Ela começa despretensiosa: se insinua nos três dias de pesadelos seguidos pós-viagem, apela para a piedade alheia e vai ganhando terreno devagar: nos telefonemas que a gente recebe e não dá vontade de responder, nas roupas novas abandonadas em cima da cama e na pilha de livros começados e não terminados. Contei seis antes de viajar. Agora são oito.
Se encontra terreno, ela vira uma senhora audaciosa: comprime os ossos da coluna até quase trancar a respiração e me faz ir trabalhar à base de relaxante muscular.
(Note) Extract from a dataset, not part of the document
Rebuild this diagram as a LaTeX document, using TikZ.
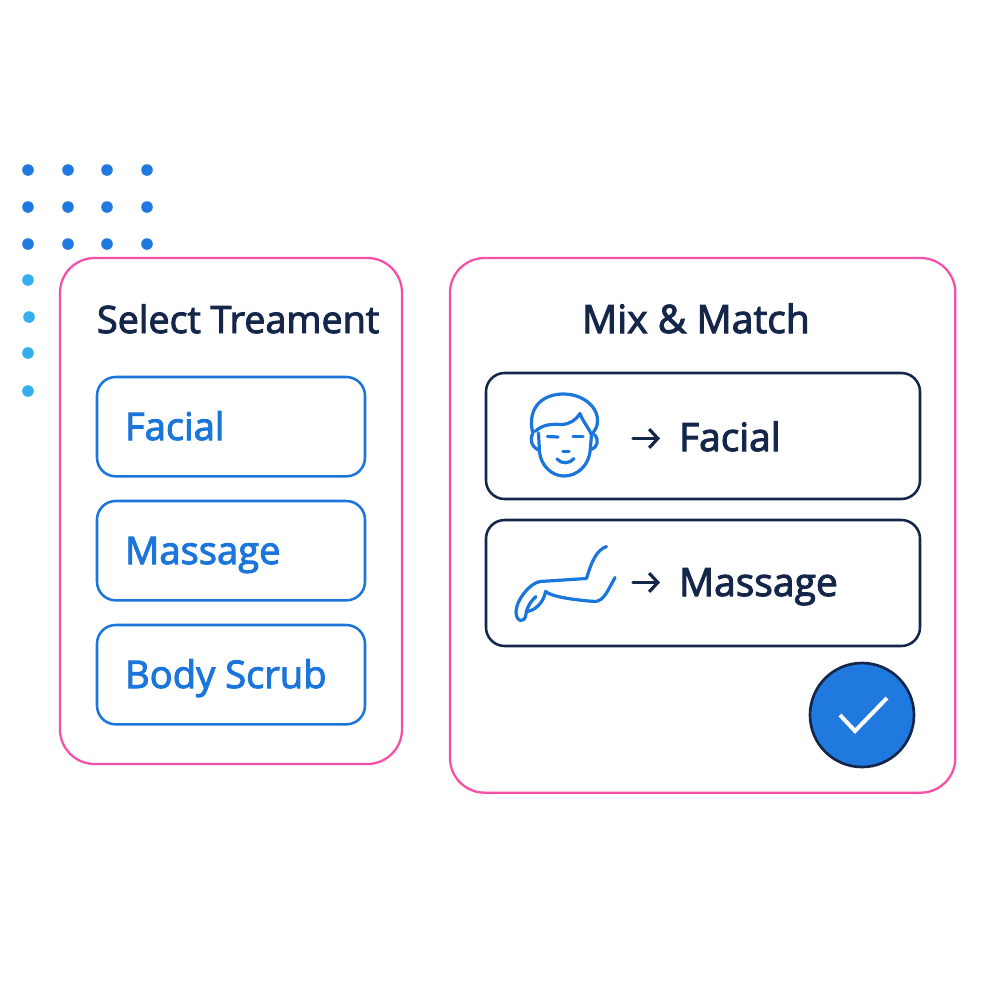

Algumas horas depois, aperta o peito e comprime traquéia e pescoço. Chegando à garganta, a solidão me faz um nó. Antes que eu perceba ela está por toda parte, jovem adulta e astuta, palpável como se uma névoa fria envolvesse tudo e todos os lugares por onde eu passo todos os dias.
E nem adianta telefonar e convidar para o meio da multidão, para uma festinha a dois, para uma noite de filé à parmegiana e suco de laranja discutindo Economia. Não adianta me ligar três vezes por dia e convidar para sumir do mapa por um final de semana. A gente tenta expulsar a solidão atrevida – agora arisca e cheia de vida feito qualquer adolescente rebelde – e descobre que não é fácil. O cenário já é dela. Invento desculpas para mim mesma: não era o telefonema certo, a pessoa certa, carne vermelha faz mal.
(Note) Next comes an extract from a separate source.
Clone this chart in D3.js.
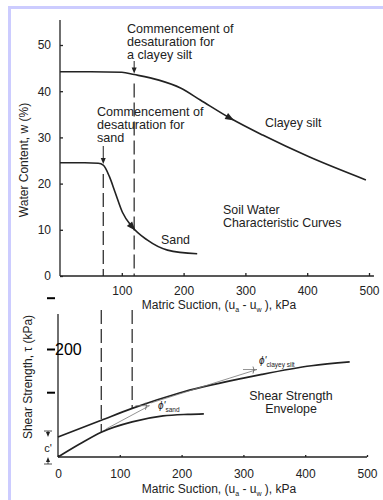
<!DOCTYPE html>
<html>
<head>
<meta charset="utf-8">
<script src="https://cdn.jsdelivr.net/npm/d3@7"></script>
<style>
body { margin: 0; background: #fff; }
svg { display: block; font-family: "Liberation Sans", Arial, Helvetica, sans-serif; }
</style>
</head>
<body>
<svg id="chart" width="383" height="500"></svg>
<script>
// soil water characteristic curves (top panel)
var clayeySuction = [0, 50, 100, 120, 160, 195, 227, 275, 328, 403, 495];
var clayeyWater   = [44.2, 44.2, 44.1, 43.6, 42.4, 40.7, 38.1, 34.2, 30.5, 25.8, 20.8];
var sandSuction   = [0, 40, 62, 70, 80, 89, 101, 117, 141, 174, 222];
var sandWater     = [24.5, 24.5, 24.4, 24.0, 21.5, 18.2, 13.8, 10.6, 7.8, 5.6, 4.8];

// shear strength envelopes (bottom panel)
var envClayeySuction = [0, 70, 120, 195, 300, 330, 410, 472];
var envClayeyShear   = [37, 68, 90, 118, 146, 153, 169, 176];
var envSandSuction   = [0, 35, 70, 120, 170, 210, 236];
var envSandShear     = [0, 24, 46, 65, 76, 79, 80];

// commencement of desaturation (kPa)
var aevSand = 70, aevClayey = 120;

var suctionTicks = [100, 200, 300, 400, 500];
var suctionTicksBottom = [0, 100, 200, 300, 400, 500];
var waterTicks = [0, 10, 20, 30, 40, 50];
var shearTicks = [120, 200, 295];

var ink = "#222";
var svg = d3.select("#chart");

// frame
svg.append("line").attr("x1", 8).attr("x2", 383).attr("y1", 7.5).attr("y2", 7.5)
  .attr("stroke", "#ccccff").attr("stroke-width", 3);
svg.append("line").attr("x1", 9.5).attr("x2", 9.5).attr("y1", 6).attr("y2", 500)
  .attr("stroke", "#ccccff").attr("stroke-width", 3);

var x = d3.scaleLinear().domain([0, 500]).range([60, 369]);
var xB = d3.scaleLinear().domain([0, 500]).range([58, 367]);
var yW = d3.scaleLinear().domain([0, 50]).range([276, 45]);
var yS = d3.scaleLinear().domain([0, 200]).range([457, 349]);

function zip(a, b) { return a.map(function(v, i) { return [v, b[i]]; }); }

function pointAtX(node, px) {
  var lo = 0, hi = node.getTotalLength();
  for (var k = 0; k < 40; k++) {
    var mid = (lo + hi) / 2;
    if (node.getPointAtLength(mid).x < px) lo = mid; else hi = mid;
  }
  return node.getPointAtLength(lo);
}

function arrowHead(px, py, angle, len, w) {
  svg.append("path")
    .attr("d", "M0,0L" + (-len) + "," + (-w) + "L" + (-len) + "," + w + "Z")
    .attr("transform", "translate(" + px + "," + py + ") rotate(" + angle + ")")
    .attr("fill", ink);
}

function curveArrow(node, px) {
  var a = pointAtX(node, px - 3), b = pointAtX(node, px + 3);
  var ang = Math.atan2(b.y - a.y, b.x - a.x) * 180 / Math.PI;
  var p = pointAtX(node, px);
  arrowHead(p.x + 3, p.y + 3 * Math.tan(ang * Math.PI / 180), ang, 9, 3.5);
}

function label(lines, px, py, size, anchor) {
  var t = svg.append("text").attr("x", px).attr("y", py)
    .attr("font-size", size).attr("fill", ink).attr("text-anchor", anchor || "start");
  lines.forEach(function(s, i) {
    t.append("tspan").attr("x", px).attr("dy", i ? 13 : 0).text(s);
  });
  return t;
}

// ---------- top panel ----------
var gx = svg.append("g").attr("transform", "translate(0,276)")
  .call(d3.axisBottom(x).tickValues(suctionTicks).tickSizeInner(-3).tickSizeOuter(0).tickPadding(10));
gx.select(".domain").attr("d", "M" + x(0) + ",0H" + x(508));
var gy = svg.append("g").attr("transform", "translate(" + x(0) + ",0)")
  .call(d3.axisLeft(yW).tickValues(waterTicks).tickSizeInner(-3).tickSizeOuter(0).tickPadding(9));
gy.select(".domain").attr("d", "M0,276V20");
[gx, gy].forEach(function(g) {
  g.selectAll("path, line").attr("stroke", ink).attr("stroke-width", 1.3);
  g.selectAll("text").attr("font-size", 12).attr("fill", ink).attr("font-family", null);
});

var lineW = d3.line().x(function(d) { return x(d[0]); }).y(function(d) { return yW(d[1]); })
  .curve(d3.curveMonotoneX);
var clayPath = svg.append("path").datum(zip(clayeySuction, clayeyWater)).attr("d", lineW)
  .attr("fill", "none").attr("stroke", ink).attr("stroke-width", 1.6);
var sandPath = svg.append("path").datum(zip(sandSuction, sandWater)).attr("d", lineW)
  .attr("fill", "none").attr("stroke", ink).attr("stroke-width", 1.6);

curveArrow(clayPath.node(), x(277));
curveArrow(sandPath.node(), x(117));

// commencement markers and dashed lines
[[aevClayey, clayPath.node(), 61], [aevSand, sandPath.node(), 146]].forEach(function(m) {
  var px = x(m[0]), py = pointAtX(m[1], px).y;
  svg.append("line").attr("x1", px).attr("x2", px).attr("y1", m[2]).attr("y2", py - 4)
    .attr("stroke", ink).attr("stroke-width", 1);
  arrowHead(px, py - 1, 90, 6, 2.5);
  svg.append("line").attr("x1", px).attr("x2", px).attr("y1", py + 9).attr("y2", 276)
    .attr("stroke", ink).attr("stroke-width", 1.2).attr("stroke-dasharray", "14 5");
});

label(["Commencement of", "desaturation for", "a clayey silt"], 127, 33, 12.6);
label(["Commencement of", "desaturation for", "sand"], 97, 116, 12.6);
label(["Clayey silt"], 265, 127, 12.4);
label(["Sand"], 161, 244, 12.4);
label(["Soil Water", "Characteristic Curves"], 223, 214, 12.4);

svg.append("text").attr("transform", "translate(28,160) rotate(-90)")
  .attr("text-anchor", "middle").attr("font-size", 12).attr("fill", ink)
  .text("Water Content, w (%)");

function suctionTitle(py) {
  var t = svg.append("text").attr("x", 219).attr("y", py).attr("text-anchor", "middle")
    .attr("font-size", 12).attr("fill", ink);
  t.append("tspan").text("Matric Suction, (u");
  t.append("tspan").attr("font-size", 7).attr("dy", 3).text("a");
  t.append("tspan").attr("dy", -3).text("  - u");
  t.append("tspan").attr("font-size", 7).attr("dy", 3).text("w");
  t.append("tspan").attr("dy", -3).text(" ), kPa");
}
suctionTitle(309);

// ---------- bottom panel ----------
var gxb = svg.append("g").attr("transform", "translate(0,457)")
  .call(d3.axisBottom(xB).tickValues(suctionTicksBottom).tickSizeInner(-2).tickSizeOuter(0).tickPadding(12));
gxb.select(".domain").attr("d", "M" + xB(0) + ",0H" + xB(500));
gxb.selectAll("path, line").attr("stroke", ink).attr("stroke-width", 1.3);
gxb.selectAll("text").attr("font-size", 12).attr("fill", ink).attr("font-family", null);
svg.append("line").attr("x1", xB(0)).attr("x2", xB(0)).attr("y1", yS(0)).attr("y2", 314)
  .attr("stroke", ink).attr("stroke-width", 1.3);

var gys = svg.append("g").attr("transform", "translate(47,0)")
  .call(d3.axisRight(yS).tickValues(shearTicks).tickSize(8).tickPadding(0)
    .tickFormat(function(d) { return d === 200 ? "200" : ""; }));
gys.select(".domain").remove();
gys.selectAll("line").attr("stroke", "#000").attr("stroke-width", 2);
gys.selectAll("text").attr("font-size", 16).attr("fill", "#000").attr("font-family", null);

var lineS = d3.line().x(function(d) { return xB(d[0]); }).y(function(d) { return yS(d[1]); })
  .curve(d3.curveMonotoneX);
var envClay = svg.append("path").datum(zip(envClayeySuction, envClayeyShear)).attr("d", lineS)
  .attr("fill", "none").attr("stroke", ink).attr("stroke-width", 1.7);
var envSand = svg.append("path").datum(zip(envSandSuction, envSandShear)).attr("d", lineS)
  .attr("fill", "none").attr("stroke", ink).attr("stroke-width", 1.7);

[[aevSand, envSand.node()], [aevClayey, envClay.node()]].forEach(function(m) {
  var px = xB(m[0]), py = pointAtX(m[1], px).y;
  svg.append("line").attr("x1", px).attr("x2", px).attr("y1", 310).attr("y2", py)
    .attr("stroke", ink).attr("stroke-width", 1.2).attr("stroke-dasharray", "14 5");
});

// friction angle tangents
function tangent(s0, t0, s1, t1) {
  svg.append("line").attr("x1", xB(s0)).attr("y1", yS(t0)).attr("x2", xB(s1)).attr("y2", yS(t1))
    .attr("stroke", "#777").attr("stroke-width", 0.8);
  svg.append("line").attr("x1", xB(s1)).attr("y1", yS(t1)).attr("x2", xB(s1) - 14).attr("y2", yS(t1))
    .attr("stroke", "#777").attr("stroke-width", 0.8);
  svg.append("path")
    .attr("d", "M" + (xB(s1) - 4) + "," + (yS(t1) - 3) + "q2,3 0,7")
    .attr("fill", "none").attr("stroke", "#555").attr("stroke-width", 0.8);
}
tangent(78, 52, 148, 95);
tangent(150, 100, 322, 162);

function phi(px, py, sub) {
  var t = svg.append("text").attr("x", px).attr("y", py).attr("font-size", 10).attr("fill", ink);
  t.append("tspan").attr("font-style", "italic").text("\u03d5'");
  t.append("tspan").attr("font-size", 6.5).attr("dy", 3).text(sub);
}
phi(158, 409, "sand");
phi(259, 364, "clayey silt");

label(["Shear Strength"], 291, 400, 12.4, "middle");
label(["Envelope"], 291, 413, 12.4, "middle");

// c' marker
arrowHead(48, yS(37), 90, 5, 2);
svg.append("line").attr("x1", 44).attr("x2", 52).attr("y1", yS(37) - 6).attr("y2", yS(37) - 6)
  .attr("stroke", ink).attr("stroke-width", 0.8);
svg.append("line").attr("x1", 48).attr("x2", 48).attr("y1", yS(37) - 6).attr("y2", yS(37) - 3)
  .attr("stroke", ink).attr("stroke-width", 0.8);
arrowHead(48, yS(0), -90, 5, 2);
svg.append("line").attr("x1", 48).attr("x2", 48).attr("y1", yS(0) + 4).attr("y2", yS(0) + 7)
  .attr("stroke", ink).attr("stroke-width", 0.8);
svg.append("line").attr("x1", 44).attr("x2", 52).attr("y1", yS(0) + 7).attr("y2", yS(0) + 7)
  .attr("stroke", ink).attr("stroke-width", 0.8);
svg.append("text").attr("x", 48).attr("y", 452).attr("text-anchor", "middle")
  .attr("font-size", 11).attr("fill", ink).text("c'");

svg.append("text").attr("transform", "translate(32,377) rotate(-90)")
  .attr("text-anchor", "middle").attr("font-size", 12).attr("fill", ink)
  .text("Shear Strength, \u03c4  (kPa)");
suctionTitle(493);
</script>
</body>
</html>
E tem até quem perceba a névoa fria ao redor e diga que é falta uma pessoa em especial. O engraçado é que não é. Até é falta de alguém, mas não alguém específico. Mas de alguém cujo rosto eu ainda não conheci, de indefinidos sobrenome e cor do cabelo. Daí que, sem saber o que quero, passo a noite em casa querendo estar na rua querendo voltar para casa. Chove.
E a minha solidão, agora, é uma criança birrenta.